At 9:35 a.m. on Thursday, gold futures edged up 0.07 percent, an 82-cent lift to $1,258.74 per troy ounce. Silver futures gained 0.56 percent, an 11-cent rise to $20 per troy ounce.
Both metals have performed more strongly than expected thus far this year. In 2013, gold futures failed to deliver annual gains for the first time in 12 years. The record price for bullion is $1,923.70 per troy ounce, as established in September 2011.
Silver futures, whose all-time high is $50.35 per troy ounce as set in 1980 when the Hunt Brothers of Texas attempted to corner the silver market, marked gains of more than 1 percent during the Wednesday trade session. The volatile metal advanced to its top value since the middle of last month.
Buyers are returning to precious metals as prompted by less-than-stellar economic data, one broker told Bloomberg.
"The correction in equities and disappointing economic data are pushing people to safe-haven assets," broker Tommy Capalbo with Newedge Group in New York told the news source on Thursday, noting the "ADP data did not meet market expectations, and people have started wondering whether the Fed will continue to taper."

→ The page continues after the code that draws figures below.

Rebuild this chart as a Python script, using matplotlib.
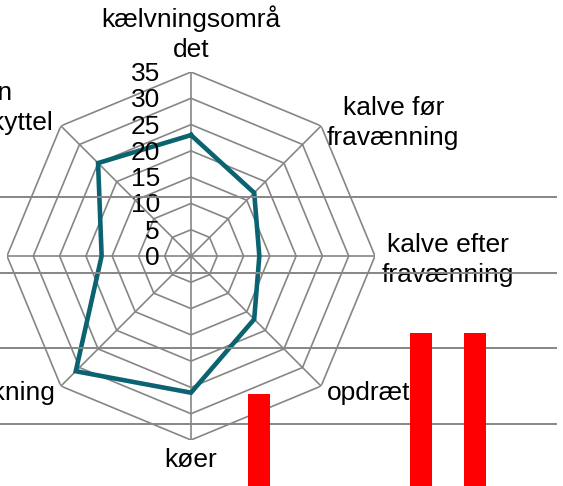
import numpy as np
import matplotlib
matplotlib.use("Agg")
import matplotlib.pyplot as plt

plt.rcParams['font.family'] = ['Liberation Sans', 'DejaVu Sans']

# radar data (clockwise from top)
kategorier = ["kælvningsområ\ndet", "kalve før\nfravænning", "kalve efter\nfravænning",
              "opdræt", "køer", "malkning", "sygeboks", "Gæsten\nsmittebeskyttel"]
vaerdier = [23, 17, 13, 17, 26, 31, 17, 25]
ringe = [0, 5, 10, 15, 20, 25, 30, 35]

# column chart lying underneath
soejle_pos = [0, 1, 2, 3, 4, 5, 6, 7, 8, 9]
soejle_vaerdi = [0, 0, 0, 0, 14, 0, 0, 22, 22, 0]
gitter = [10, 20, 30, 40]

W, H = 563, 486
fig = plt.figure(figsize=(W / 100, H / 100), dpi=100)

grå = "#868686"
teal = "#0b6270"

# radar - center (191,256), radius 184 px
ax = fig.add_axes([7 / W, 46 / H, 368 / W, 368 / H], polar=True)
ax.set_theta_zero_location("N")
ax.set_theta_direction(-1)
ax.set_ylim(0, 35)
ax.axis("off")

n = len(kategorier)
vinkler = np.linspace(0, 2 * np.pi, n, endpoint=False)
vinkler_luk = np.append(vinkler, vinkler[0])

for r in ringe[1:]:
    ax.plot(vinkler_luk, [r] * (n + 1), color=grå, lw=1.2, zorder=1)
for t in vinkler:
    ax.plot([t, t], [0, ringe[-1]], color=grå, lw=1.2, zorder=1)

ax.plot(vinkler_luk, vaerdier + [vaerdier[0]], color=teal, lw=3.3, zorder=3,
        solid_joinstyle="miter")

for r in ringe:
    ax.annotate(str(r), xy=(0, r), xytext=(-31, -2), textcoords="offset pixels",
                ha="right", va="center", fontsize=19)

# label placement per spoke
plac = [((0, 10), "center", "bottom"),
        ((6, 3), "left", "center"),
        ((7, -4), "left", "center"),
        ((6, -7), "left", "center"),
        ((0, -8), "center", "top"),
        ((-6, -7), "right", "center"),
        ((-7, -4), "right", "center"),
        ((-8, 18), "right", "center")]
for t, lab, (off, ha, va) in zip(vinkler, kategorier, plac):
    ax.annotate(lab, xy=(t, ringe[-1]), xytext=off, textcoords="offset pixels",
                ha=ha, va=va, multialignment="center", fontsize=19,
                linespacing=1.3, annotation_clip=False)

# overlay column chart
ax2 = fig.add_axes([0, 0, 557 / W, 1])
ax2.patch.set_alpha(0)
ax2.set_xlim(-0.796, 9.52)
ax2.set_ylim(1.85, 66.0)
for s in ax2.spines.values():
    s.set_visible(False)
ax2.set_yticks(gitter)
ax2.set_xticks([])
ax2.tick_params(left=False, labelleft=False)
ax2.grid(axis="y", color=grå, lw=1.4)
ax2.set_axisbelow(True)
ax2.bar(soejle_pos, soejle_vaerdi, width=0.41, color="#ff0000", lw=0)

fig.savefig("out.png", dpi=100)
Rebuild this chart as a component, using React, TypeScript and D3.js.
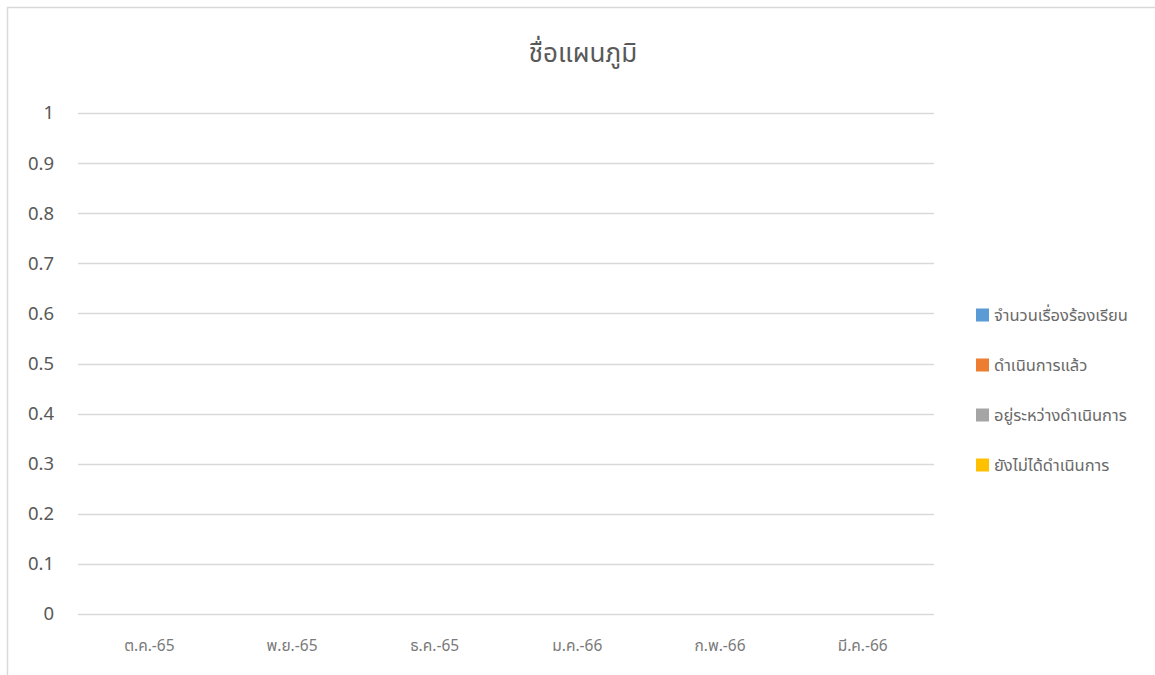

Jobs report anticipation runs high
Reuters reports market participants were cautious in advance of the Friday jobs report to be issued by the U.S. government. The euro was pushing ahead against the world's reserve currency, which also was beneficial to the precious metal during the Thursday trade session.
But one commodity researcher said that bounce was underwhelming.
"Gold should have done better considering the spike we are seeing in EUR/USD," head of commodity research Ole Hansen with Saxo Bank told Reuters on Thursday. "Several failed attempts above $1,272 has left many potential bulls on the sidelines, waiting for a definite break. Volumes have been quite subdued as well, so we probably need more fireworks. Next thing up will be the job report tomorrow."
Trade deficit figures to impact economic status
In addition to the Friday jobs report, MarketWatch reports another component of economic data that is likely to impact the price of gold futures is information regarding the U.S. trade deficit, which is slated for release on Thursday.
In November of last year, the metric scraped its lowest rate since 2010. The news source noted the gap is likely to have increased in size during January, but not by very much as it likely remained about its recent low level.
An analyst with INTL FCStone said the yellowish metal is likely to react upward as global equities are pinched.
"We think that the correction in the U.S. stock market likely has more room to go and that the turmoil in the emerging-market currencies is not yet over," analyst Edward Meir told the news source. "Both these variables should provide the precious metal with enough momentum to push higher."